凌晨一点的急诊科清创室,像个被打翻了颜料盒的战场。手术灯的余温还没散尽,地上、器械台边缘,溅得到处都是暗红的血渍,混着碘伏的黄和碎纱布的白,黏腻地贴在瓷砖上。我叫小林,来后勤清洁组才三天,今晚是第一次跟夜班的王姐处理术后清创室。消毒水的味道里裹着一股挥之不去的腥气,闻久了喉咙发紧。

王姐把高压水枪递过来,那东西沉甸甸的,金属喷头在应急灯下发着冷光。“小林,这玩意儿力道大,冲洗血渍得站远点,护目镜、面罩都戴好,尤其是处理新鲜血渍,别大意。”她指了指墙角的防护装备,我心里有点发怵,又觉得戴面罩干活不方便,偷偷把护目镜往上推了推,只遮住了额头,想着“就冲一下,应该没事”。

我拧开阀门,水流“嗤”地喷出来,力道比我想象的猛。瞄准那片最浓的血渍压下去,水流冲击的瞬间,血污炸开成细小的飞沫,带着点温热的腥气扑面而来。我下意识偏头,可还是晚了——一股冰凉的液体溅进了左眼,紧接着,脸颊上也感觉到了黏腻的触感。“糟了!”我心里咯噔一下,抬手去擦,摸到的是带着铁锈味的湿痕,那是病人的血!

瞬间,冷汗从后背冒出来。急诊的病人,谁知道有没有传染病?我脑子里飞速闪过乙肝、艾滋的字眼,手都开始抖了。王姐听见动静冲过来,“你怎么回事!护目镜呢?”她的声音带着急,一把关掉水枪,拽着我就往冲洗台跑。“别揉眼睛!用生理盐水冲!”冰凉的盐水冲进眼睛,刺得我眼泪直流,可心里的恐惧更甚,我是不是要被感染了?

王姐一边帮我冲洗,一边联系院感科。很快,穿白大褂的医生来了,登记、取样,说要等病人的检验结果出来才能确定风险。接下来的几个小时,我坐在休息室里,手心一直冒汗。消毒水的味道现在闻着像催命符,每一分钟都像在煎熬。王姐给我泡了杯热姜茶,叹口气:“小林啊,医院里的每一个环节都不能马虎,哪怕是清洁。
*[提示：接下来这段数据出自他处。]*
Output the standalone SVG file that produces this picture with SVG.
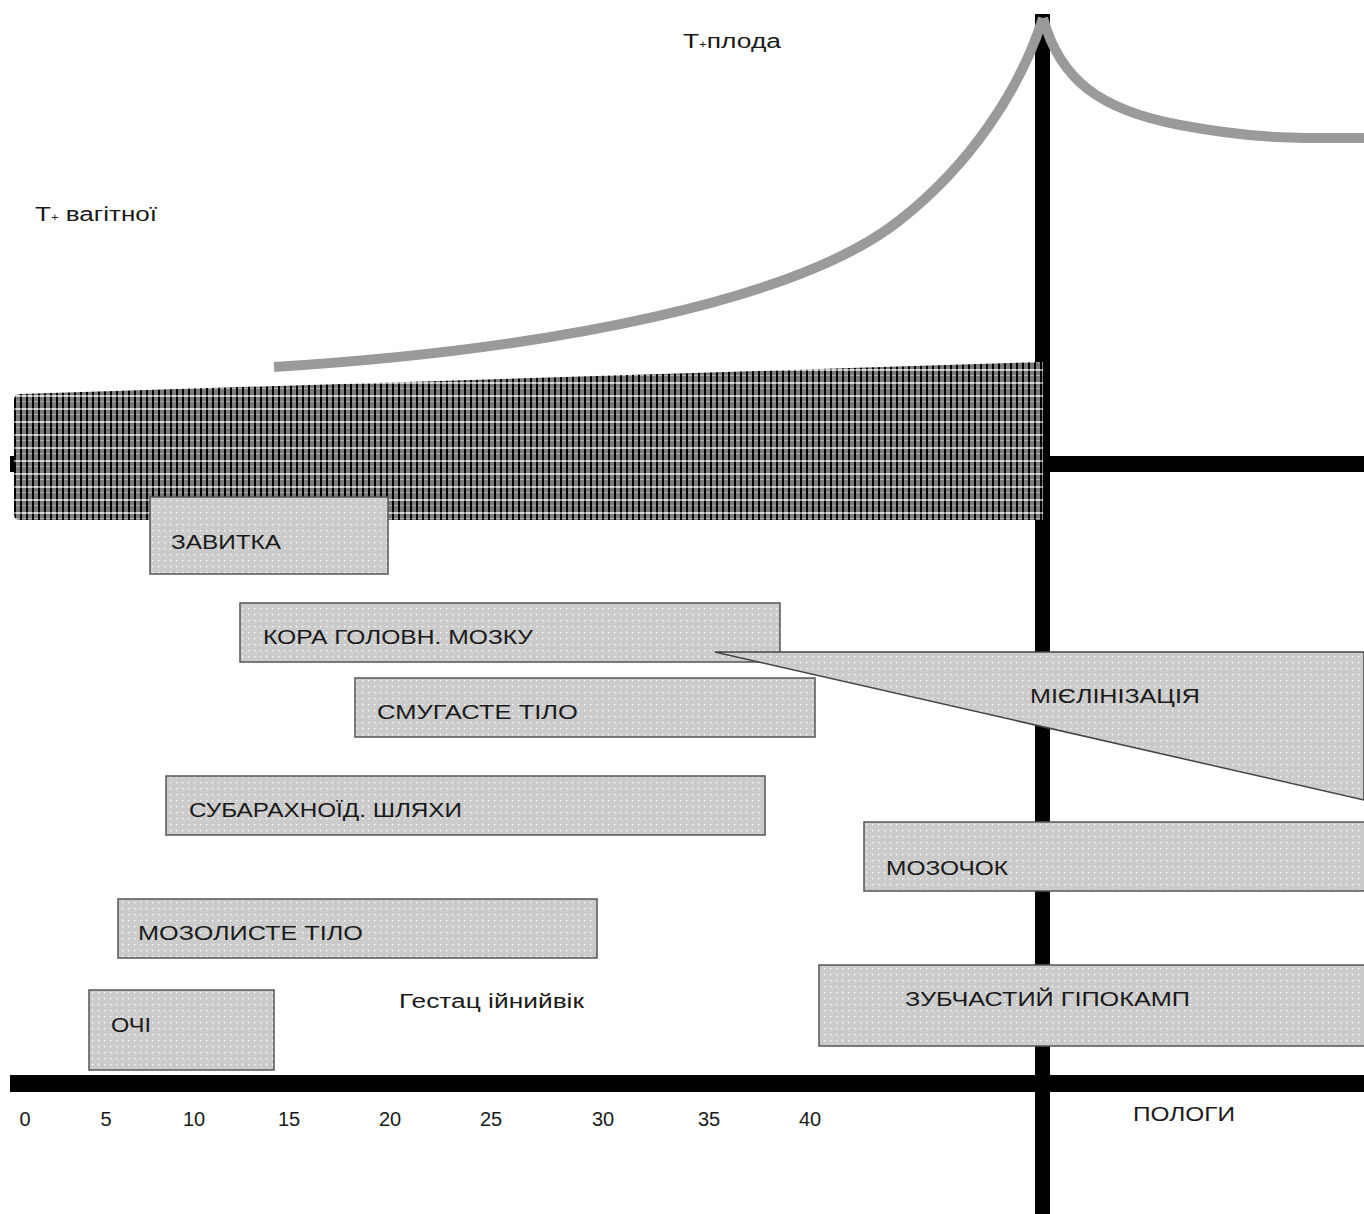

血渍里藏着的风险,比看得见的伤口还可怕。”

第二天中午,结果出来了,病人的各项传染病指标都是阴性。我瘫在椅子上,眼泪突然就掉下来了,不是因为害怕,是劫后余生的庆幸,还有对自己疏忽的懊悔。从那以后,每次碰高压水枪,我都会把护目镜、面罩戴得严严实实,甚至会多检查一遍装备。我知道了,在医院这个地方,敬畏每一滴血、每一道流程,就是敬畏生命,不管你是拿手术刀的,还是拿水枪的。